### [Task to complete]
Leave out the pictures, then reproduce the rest of the material exactly.

....

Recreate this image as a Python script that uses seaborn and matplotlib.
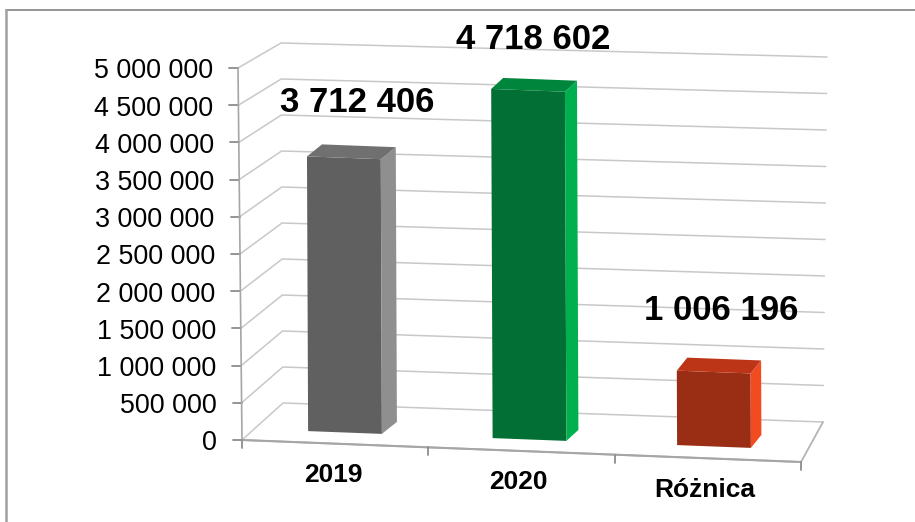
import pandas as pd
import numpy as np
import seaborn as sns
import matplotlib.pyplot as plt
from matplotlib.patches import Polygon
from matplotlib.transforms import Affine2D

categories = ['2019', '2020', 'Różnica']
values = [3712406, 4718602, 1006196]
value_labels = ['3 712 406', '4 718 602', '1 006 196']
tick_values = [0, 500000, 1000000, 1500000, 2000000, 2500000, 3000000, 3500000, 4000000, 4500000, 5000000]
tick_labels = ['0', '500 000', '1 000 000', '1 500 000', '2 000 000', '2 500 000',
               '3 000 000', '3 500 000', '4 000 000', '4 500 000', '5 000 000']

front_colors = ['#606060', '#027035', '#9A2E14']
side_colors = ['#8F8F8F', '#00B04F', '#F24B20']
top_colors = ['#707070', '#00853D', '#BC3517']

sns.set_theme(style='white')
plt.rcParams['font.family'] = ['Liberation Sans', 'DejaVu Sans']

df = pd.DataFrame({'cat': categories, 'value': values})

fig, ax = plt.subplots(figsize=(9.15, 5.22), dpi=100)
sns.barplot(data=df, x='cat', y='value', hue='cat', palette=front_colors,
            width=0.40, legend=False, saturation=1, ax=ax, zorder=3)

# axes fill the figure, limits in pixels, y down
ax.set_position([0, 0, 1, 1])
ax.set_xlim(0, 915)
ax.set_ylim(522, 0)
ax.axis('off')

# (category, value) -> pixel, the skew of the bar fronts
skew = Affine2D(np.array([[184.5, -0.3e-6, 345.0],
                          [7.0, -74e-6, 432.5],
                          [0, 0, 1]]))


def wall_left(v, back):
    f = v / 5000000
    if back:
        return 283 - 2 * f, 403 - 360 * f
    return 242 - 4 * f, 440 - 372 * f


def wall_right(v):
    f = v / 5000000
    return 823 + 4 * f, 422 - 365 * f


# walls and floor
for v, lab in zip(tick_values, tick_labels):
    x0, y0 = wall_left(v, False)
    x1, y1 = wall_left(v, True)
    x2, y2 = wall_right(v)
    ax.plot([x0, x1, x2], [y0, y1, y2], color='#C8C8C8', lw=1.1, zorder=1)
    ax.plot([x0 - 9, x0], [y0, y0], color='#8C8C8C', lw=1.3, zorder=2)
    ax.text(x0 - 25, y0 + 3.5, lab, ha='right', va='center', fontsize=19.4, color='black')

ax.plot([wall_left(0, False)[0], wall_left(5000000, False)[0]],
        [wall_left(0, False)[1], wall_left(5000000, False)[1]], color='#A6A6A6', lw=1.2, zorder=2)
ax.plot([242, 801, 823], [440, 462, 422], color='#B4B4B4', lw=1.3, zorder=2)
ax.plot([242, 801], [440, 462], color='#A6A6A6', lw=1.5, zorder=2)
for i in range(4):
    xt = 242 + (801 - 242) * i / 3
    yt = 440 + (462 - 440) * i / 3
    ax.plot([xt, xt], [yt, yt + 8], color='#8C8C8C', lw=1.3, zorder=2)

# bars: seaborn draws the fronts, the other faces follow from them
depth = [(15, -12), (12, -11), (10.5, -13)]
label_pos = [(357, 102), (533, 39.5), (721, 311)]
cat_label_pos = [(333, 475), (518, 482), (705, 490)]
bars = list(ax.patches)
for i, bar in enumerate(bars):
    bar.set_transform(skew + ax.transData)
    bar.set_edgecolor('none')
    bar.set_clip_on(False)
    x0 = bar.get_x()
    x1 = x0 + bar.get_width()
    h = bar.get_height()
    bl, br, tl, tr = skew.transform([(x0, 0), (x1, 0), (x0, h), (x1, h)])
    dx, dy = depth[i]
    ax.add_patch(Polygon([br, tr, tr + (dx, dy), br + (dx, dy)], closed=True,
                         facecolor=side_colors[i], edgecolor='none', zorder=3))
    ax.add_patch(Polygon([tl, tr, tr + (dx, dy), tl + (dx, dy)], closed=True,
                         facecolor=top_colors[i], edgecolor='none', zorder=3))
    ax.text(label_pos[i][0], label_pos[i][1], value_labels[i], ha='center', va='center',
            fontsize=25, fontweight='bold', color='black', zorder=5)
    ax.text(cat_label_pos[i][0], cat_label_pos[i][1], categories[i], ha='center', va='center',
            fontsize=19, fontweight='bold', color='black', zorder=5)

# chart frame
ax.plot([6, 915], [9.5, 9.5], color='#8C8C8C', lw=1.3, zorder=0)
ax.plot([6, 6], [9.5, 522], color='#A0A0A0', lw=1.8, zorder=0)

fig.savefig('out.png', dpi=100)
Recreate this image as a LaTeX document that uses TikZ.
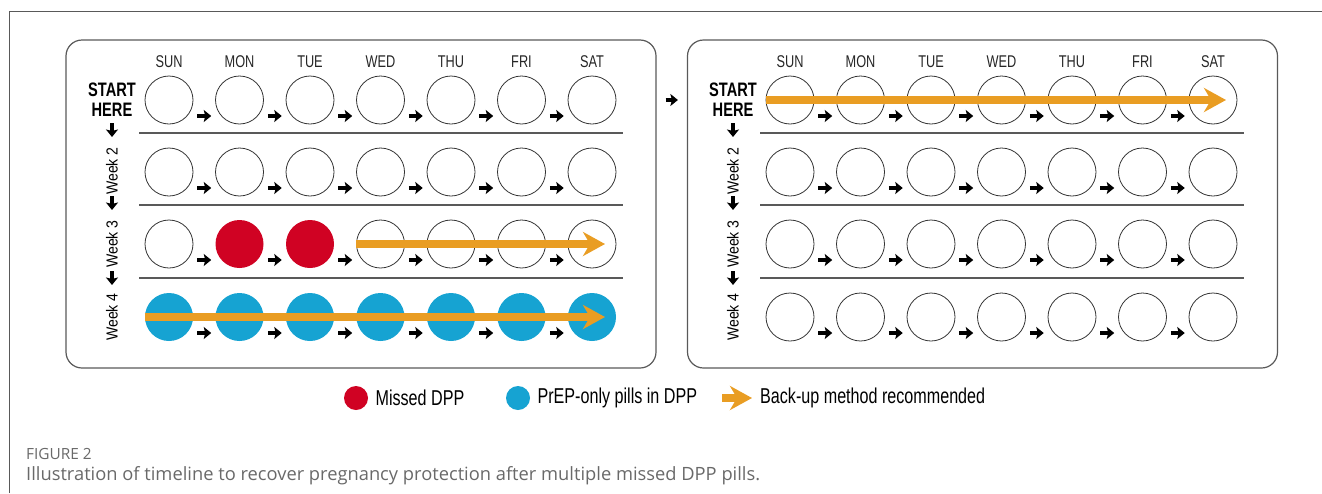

....

### [Full answer]
Recreate this image as a Python script that uses seaborn and matplotlib.
import pandas as pd
import numpy as np
import seaborn as sns
import matplotlib.pyplot as plt
from matplotlib.patches import Polygon
from matplotlib.transforms import Affine2D

categories = ['2019', '2020', 'Różnica']
values = [3712406, 4718602, 1006196]
value_labels = ['3 712 406', '4 718 602', '1 006 196']
tick_values = [0, 500000, 1000000, 1500000, 2000000, 2500000, 3000000, 3500000, 4000000, 4500000, 5000000]
tick_labels = ['0', '500 000', '1 000 000', '1 500 000', '2 000 000', '2 500 000',
               '3 000 000', '3 500 000', '4 000 000', '4 500 000', '5 000 000']

front_colors = ['#606060', '#027035', '#9A2E14']
side_colors = ['#8F8F8F', '#00B04F', '#F24B20']
top_colors = ['#707070', '#00853D', '#BC3517']

sns.set_theme(style='white')
plt.rcParams['font.family'] = ['Liberation Sans', 'DejaVu Sans']

df = pd.DataFrame({'cat': categories, 'value': values})

fig, ax = plt.subplots(figsize=(9.15, 5.22), dpi=100)
sns.barplot(data=df, x='cat', y='value', hue='cat', palette=front_colors,
            width=0.40, legend=False, saturation=1, ax=ax, zorder=3)

# axes fill the figure, limits in pixels, y down
ax.set_position([0, 0, 1, 1])
ax.set_xlim(0, 915)
ax.set_ylim(522, 0)
ax.axis('off')

# (category, value) -> pixel, the skew of the bar fronts
skew = Affine2D(np.array([[184.5, -0.3e-6, 345.0],
                          [7.0, -74e-6, 432.5],
                          [0, 0, 1]]))


def wall_left(v, back):
    f = v / 5000000
    if back:
        return 283 - 2 * f, 403 - 360 * f
    return 242 - 4 * f, 440 - 372 * f


def wall_right(v):
    f = v / 5000000
    return 823 + 4 * f, 422 - 365 * f


# walls and floor
for v, lab in zip(tick_values, tick_labels):
    x0, y0 = wall_left(v, False)
    x1, y1 = wall_left(v, True)
    x2, y2 = wall_right(v)
    ax.plot([x0, x1, x2], [y0, y1, y2], color='#C8C8C8', lw=1.1, zorder=1)
    ax.plot([x0 - 9, x0], [y0, y0], color='#8C8C8C', lw=1.3, zorder=2)
    ax.text(x0 - 25, y0 + 3.5, lab, ha='right', va='center', fontsize=19.4, color='black')

ax.plot([wall_left(0, False)[0], wall_left(5000000, False)[0]],
        [wall_left(0, False)[1], wall_left(5000000, False)[1]], color='#A6A6A6', lw=1.2, zorder=2)
ax.plot([242, 801, 823], [440, 462, 422], color='#B4B4B4', lw=1.3, zorder=2)
ax.plot([242, 801], [440, 462], color='#A6A6A6', lw=1.5, zorder=2)
for i in range(4):
    xt = 242 + (801 - 242) * i / 3
    yt = 440 + (462 - 440) * i / 3
    ax.plot([xt, xt], [yt, yt + 8], color='#8C8C8C', lw=1.3, zorder=2)

# bars: seaborn draws the fronts, the other faces follow from them
depth = [(15, -12), (12, -11), (10.5, -13)]
label_pos = [(357, 102), (533, 39.5), (721, 311)]
cat_label_pos = [(333, 475), (518, 482), (705, 490)]
bars = list(ax.patches)
for i, bar in enumerate(bars):
    bar.set_transform(skew + ax.transData)
    bar.set_edgecolor('none')
    bar.set_clip_on(False)
    x0 = bar.get_x()
    x1 = x0 + bar.get_width()
    h = bar.get_height()
    bl, br, tl, tr = skew.transform([(x0, 0), (x1, 0), (x0, h), (x1, h)])
    dx, dy = depth[i]
    ax.add_patch(Polygon([br, tr, tr + (dx, dy), br + (dx, dy)], closed=True,
                         facecolor=side_colors[i], edgecolor='none', zorder=3))
    ax.add_patch(Polygon([tl, tr, tr + (dx, dy), tl + (dx, dy)], closed=True,
                         facecolor=top_colors[i], edgecolor='none', zorder=3))
    ax.text(label_pos[i][0], label_pos[i][1], value_labels[i], ha='center', va='center',
            fontsize=25, fontweight='bold', color='black', zorder=5)
    ax.text(cat_label_pos[i][0], cat_label_pos[i][1], categories[i], ha='center', va='center',
            fontsize=19, fontweight='bold', color='black', zorder=5)

# chart frame
ax.plot([6, 915], [9.5, 9.5], color='#8C8C8C', lw=1.3, zorder=0)
ax.plot([6, 6], [9.5, 522], color='#A0A0A0', lw=1.8, zorder=0)

fig.savefig('out.png', dpi=100)
Recreate this image as a LaTeX document that uses TikZ.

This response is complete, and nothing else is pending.